Why 2015 Subaru WRX STI uses a very special AWD hardware
Subaru builds the best all-wheel-drive hardware on the planet called Symmetrical All-Wheel Drive. They just scored the Top Five spots on KBB’s “10 Best AWD Cars and SUVs under $25,000” list. But the 2015 Subaru WRX STI gets a system called Driver Controlled Center Differential (DCCD) that is exclusive to the performance model. What is it about this DCCD AWD system that sets it apart from Subaru’s other models?
Subaru produces passenger cars, SUVs and crossovers equipped as standard with Symmetrical All-Wheel Drive. (The Subaru BRZ sports car is rear-wheel drive.) Symmetrical All-Wheel Drive is a comprehensive system that includes a lightweight horizontally opposed Subaru Boxer engine and the full-time automatic torque distribution system. Rather than take a “one type fits all” approach, Subaru tailors its four different versions of Symmetrical All-Wheel Drive to a particular powertrain or model.
The all-new 2015 WRX STI is Subaru’s top performance model and it is subjected to much more horsepower (305 hp) than the other models. WRX STI is a Rally-bred car that has its roots deep in Rally racing. The car was first developed and perfected on the race course and then built as a production model for performance enthusiasts around the globe. The first WRX was introduced in the U.S. in 2002, the higher-performance WRX STI launched in 2004 and changed the performance landscape.
How does the 2015 WRX STI DCCD system work?
The all-new 2015 WRX STI uses a limited-slip, planetary gear-type center differential, augmented by an electronically controlled center limited-slip differential. This provides for a performance-oriented 41:59 torque split. This allows the mechanically limited slip differential to have a quicker response and activates just prior to the electronic limited-slip differential.
The 2015 WRX STI DCCD AWD System has three automatic modes: “Auto” provides optimal performance for all conditions. The “Auto” (-) Active Sport setting shifts the torque bias to the rear and also opens the center limited-slip differential (no locking factor), which improves steering feel for performance driving on the track.
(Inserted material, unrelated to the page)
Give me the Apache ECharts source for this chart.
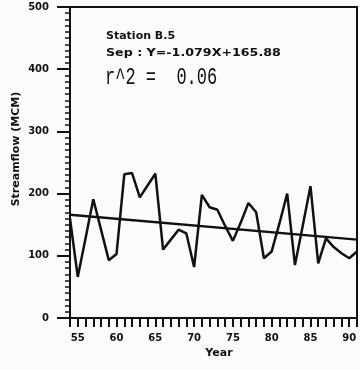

Because the WRX STI is often taken to the track and used in performance driving situations, in any of the system’s three automatic modes, the electronically managed continuously variable transfer clutch can vary the distribution ratio through the center differential as needed to suit driving and road-surface conditions.
Some STI owners will take their performance Subaru to rally races where there are slippery surfaces, such as gravel or snow where extra traction is needed. Subaru designed the WRX STI with the Auto (+) setting to tighten the LSD. Manual mode offers six selectable settings, allowing the driver to vary the front-to-rear torque distribution to optimize All-Wheel Drive performance to suit specific driving conditions.
The all-new 2015 Subaru WRX STI is more than just a fast car for performance enthusiasts to drive on the street. Subaru perfected the special STI DCCD AWD system in actual rally racing situations and it transfers directly to the production model. Subaru actually encourages WRX and STI owners to be involved in motorsports.